I was phrasing it the way everyone was phrasing it at the time. Hindsight and Hagler worship has rephrased it in some places, but I'm not terribly impressed by that. That you call Hagler "rusty" in this context is quite hilarious. Just wished more people here saw the joke. Duran was nothing special as a MW. Not only Benitez and Hearns, but also Laing had previously handled him far easier at 154. If Hopkins had had similar problems with, say, the Whitaker that faced Tito we wouldn't hear the end of it. Or even the Whitaker that faced DLH. It would be taken as a water tight proof that only the extremely shitty state of the MW division made Hopkins able to dominate it. Even much more so than is currently the case. But for Hagler it's put forth as one of his better wins.
Dont forget that duran actually won like 5-6 rounds against hagler, pretty sad. Hagler gets more credit for beating little guys than any other fighter in the history of the sport.

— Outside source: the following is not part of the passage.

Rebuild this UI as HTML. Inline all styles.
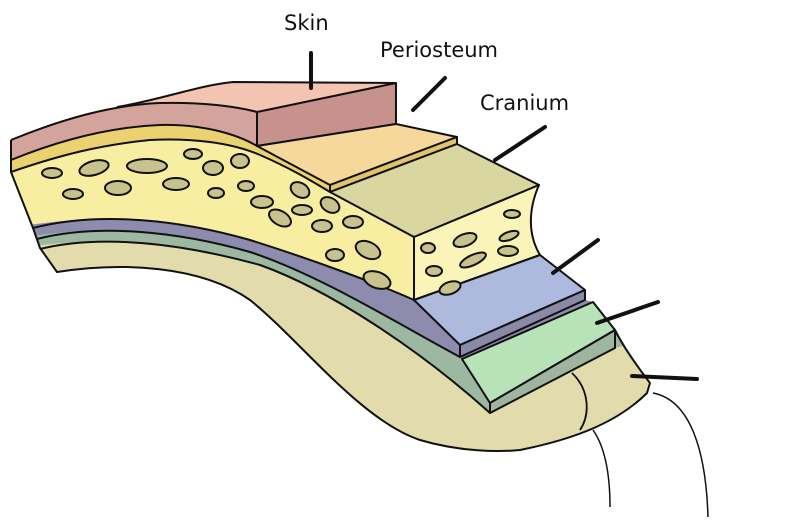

solid but not inspirational how good you are in any industry is marked by how memorable you are he does have longevity that others didnt have
This comes across as a critical somewhat negative post, but I think you rate him as high as anyone, my man. No one really claims he deserves better than 30-50. I'll still pick him over Cleverly, btw, if that actually goes down. Also: Mayweather - fine, whatever, fine...but **** that De la Hoya ****. :deal
He got better as he aged and picked up the level of opposition as he aged...His move up in weight proved to be a positive one....I rate him an ATG but I felt he lost clearly to Calzage...the older version very schooled would give trouble to the best but loses to the top 5- top 10...pulls out a few good wins while at it but loses to the best
Don't buy it all you like, means jack squat. It's a commonly accepted common sense notion that Hagler's height and body type weren't suited to him putting on another stone in weight whether you agree or not. Unlike Duran, Hearns, Leonard and Hopkins. Not all fighters are physically the same funnily enough, and God like geniuses such as Duran and Pea are hardly a normal barometer anyway. Still, if Hagler had had the luxury of moving up to face someone a champion as historically mediocre as Tarver and not an ATG master like Spinks, he might have entertained it. Out of the career/mainly career middleweights, I'm struggling to think of one who could step up to 175 and have anything like a fair chance against Spinks. You're the first person I've heard slag Hagler off for not fighting him and that speaks for itself. Marv knew where his ceiling was, like Monzon did when he didn't tackle Foster, Galindez or Conteh and like Robinson did when he didn't tackle Moore (yeah, I know he fought feather-fisted Maxim, which is my point). And like Hopkins did when he never bothered to tackle Jones a second time when it mattered despite them being a similar size, which seems to have bypassed you. Hagler paid his dues for years on his way up, probably for relative peanuts. It took a ****load of toil for him earn the title and the division was full of solid, worthy challengers to keep him occupied as well as potential blockbusters against Hearns, Duran, Benitez, Curry or Leonard should they choose to challenge him, with Tommy, Ray and Don being physically well suited to do so. Why challenge Spinks for financial **** all only to get your block knocked off? Don't bother answering, that was a rhetorical question. It's called high risk/low reward, or futility in this particular case and doesn't affect Hagler's legacy negatively, especially when he ruled all and sundry with an iron fist. I agree that all the fighters you mentioned are greater than Hagler. They're greater than Hopkins too. Can we leave it at that?